Il paraît y avoir un manque d’empathie significatif envers ceux qui sont affectés: un engourdissement des analyses critiques de politiques qui pourrait avoir un impact sur des communautés et des sociétés. Mais je soupçonne davantage un engourdissement de notre capacité de juger ce que cet impact signifierait, en vrais termes, pour ceux qui le subissent. Le danger est de présumer que nous, qui faisons partie de la soi-disant communauté internationale, sommes "civilisés" au sein de cette apathie collective à laquelle nous nous sommes habitués.

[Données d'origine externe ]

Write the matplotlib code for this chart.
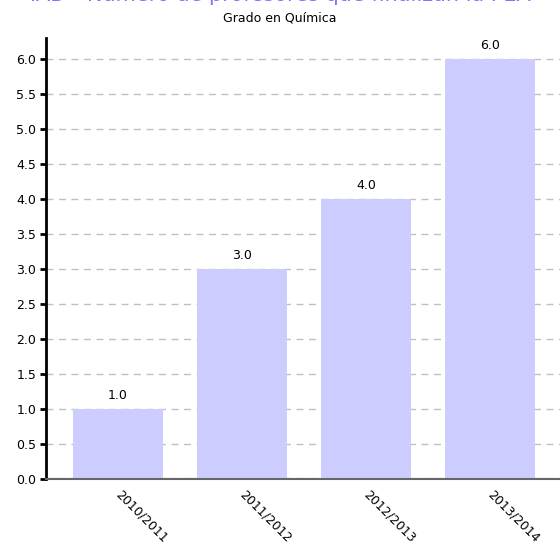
import numpy as np
import matplotlib.pyplot as plt

cursos = ['2010/2011', '2011/2012', '2012/2013', '2013/2014']
profesores = [1.0, 3.0, 4.0, 6.0]
yticks = np.arange(0, 6.5, 0.5)

fig = plt.figure(figsize=(5.6, 5.5), dpi=100)
ax = fig.add_axes([46 / 560, 1 - 479 / 550, 514 / 560, 441 / 550])

x = np.arange(len(cursos))
ax.bar(x, profesores, width=0.726, color='#ccccff', zorder=2)
for xi, v in zip(x, profesores):
    ax.text(xi, v + 0.1, f'{v:.1f}', ha='center', va='bottom', fontsize=9, zorder=3)

ax.set_xlim(-0.58, 3.565)
ax.set_ylim(0, 6.3)
ax.set_yticks(yticks)
ax.set_yticklabels([f'{t:.1f}' for t in yticks], fontsize=9)
ax.yaxis.grid(True, linestyle=(0, (5, 4)), color='#c0c0c0', linewidth=1, zorder=1)

ax.set_xticks(x)
ax.set_xticklabels(cursos, rotation=-45, ha='left', va='center',
                   rotation_mode='anchor', fontsize=9)
ax.tick_params(axis='x', length=0, pad=10)
ax.tick_params(axis='y', length=4, width=2, direction='out', pad=3)

for s in ['top', 'right', 'bottom']:
    ax.spines[s].set_visible(False)
ax.spines['left'].set_linewidth(2)

ax.axhline(0, color='#666666', linewidth=1.5, zorder=3, clip_on=False)
ax.axhline(0, color='#333333', linewidth=1.5, linestyle=(0, (4, 2)), zorder=1)

# titulo recortado en el borde superior, como en la imagen original
fig.text(0.5, 1 - 1 / 550, 'IAD - Número de profesores que finalizan la PEA',
         ha='center', va='baseline', fontsize=15, color='#7777ff')
fig.text(0.5, 1 - 18 / 550, 'Grado en Química', ha='center', va='center', fontsize=9)

fig.savefig('out.png', dpi=100)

Cela ne peut plus continuer. Nous ne pouvons plus agir comme si seul ce qui arrive dans notre communauté avait de l’importance, comme si nous ne devions être solidaires qu’avec les gens de notre voisinage, ville ou pays. Nous devrions nous définir comme faisant partie d’une même communauté. Nous devrions apprécier davantage les façons dont nous pourrions tous bénéficier de la coopération et de la solidarité, peu importent la nationalité, le sexe, l’ethnie ou le statut économique. Nous devrions saisir le potentiel de la mondialisation pour qu’elle devienne une force unificatrice et inclusive: une mondialisation qui place la promotion et la protection des droits de l’homme au coeur de ses objectifs et de ses stratégies.
Car les droits de l’homme ont effectivement un rôle critique à jouer de nos jours. En fait, leur indivisibilité et leur universalité sont peut-être les concepts se rapprochant le plus des fondations d’un monde civilisé, et non d’une civilisation mondiale. Les principes d’inclusion sociale, politique et économique sont essentiellement basés sur des droits et des responsabilités.
Cependant, ceux qui sont en position de pouvoir et de privilège perçoivent trop souvent les droits et les responsabilités comme une menace à leurs propres intérêts. Comme ensemble de valeurs, principes et normes universellement acceptés, qui s’appliquent en toute égalité à tous et partout, les droits de l’homme devraient en fait être considérés comme un outil pour aider à bâtir des communautés stables et prospères.